US Crime Groups Abroad
Some US crime groups have established cells and networks in foreign countries, and are engaged in a wide range of criminal activities. In many cases, the US crime groups use their overseas networks to acquire drugs and other illicit contraband or to prey upon US businesses, as they do in the United States. Law enforcement authorities in other countries also report that US crime groups are involved in money laundering, extortion, prostitution, drug trafficking, firearms smuggling, car theft, street crimes, and contract murders.
Map
US Motorcycle Clubs: Presence Overseas
- The most notorious US crime groups operating overseas are outlaw elements of motorcycle gangs, according to US law enforcement agencies. Some of the approximately 900 motorcycle gangs that have been identified as having outlaw elements by US law enforcement have worldwide chapters and are expanding into other countries at a significant rate. The increasing overseas presence of US motorcycle gangs, together with their criminal members' tendency to associate with other crime groups to further their criminal ends, are causing increasing concern among law enforcement authorities around the world. Law enforcement authorities in countries where motorcycle gangs have established themselves indicate that the motorcycle gangs are extensively involved in organized crime and have particularly bad reputations for violence, property crimes, prostitution and extortion rackets, and trafficking in drugs and firearms.

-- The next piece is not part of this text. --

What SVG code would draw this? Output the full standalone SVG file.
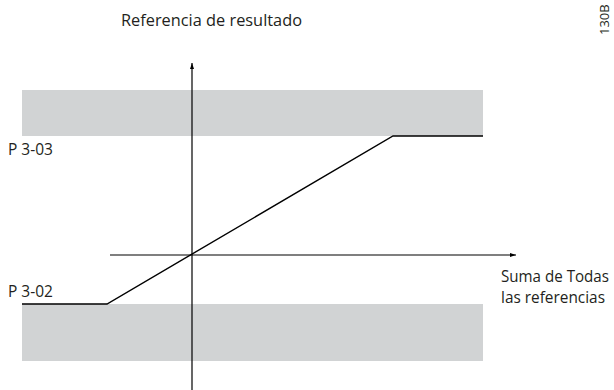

- According to US law enforcement agencies, the oldest and largest organized crime group in the United States, La Cosa Nostra, has extensive international connections. La Cosa Nostra has been historically linked to the Sicilian Mafia and other Italian criminal organizations, particularly for smuggling heroin and contraband into North America and firearms and cocaine to Canada and Europe. Some La Cosa Nostra members are involved in international racketeering activities, and the crime group controls several offshore casinos and Internet gambling sites. La Cosa Nostra's influence and control over certain labor unions in the United States has a far-reaching impact on some international commerce. Moreover, La Cosa Nostra's extortion and fraud schemes directed against US businesses may extend to their foreign operations. La Cosa Nostra launders illegal proceeds through offshore banks in the Caribbean, as well as through European and South American financial institutions and businesses. Of particular concern is La Cosa Nostra involvement in illegal stock market fraud and stock manipulation, which affects international investments and has the potential to destabilize US financial markets.
Footnotes
(1) Thailand, which in the past had been a larger producer of opium, now accounts for less than 1 percent of the region's total opium production because of effective crop eradication efforts.(2) The reliability of some Chinese statistics is questionable, particularly for much of the data dealing with the societal consequences of crime. In some cases, China does not have good data collection, which almost certainly underestimated--perhaps significantly--the scale of these problems. Since 1997, Beijing has waged an intensive publicity campaign to encourage honesty and accuracy in reporting data.
(3) One press report estimated the banking industry's bad loans to be as high as $1 trillion.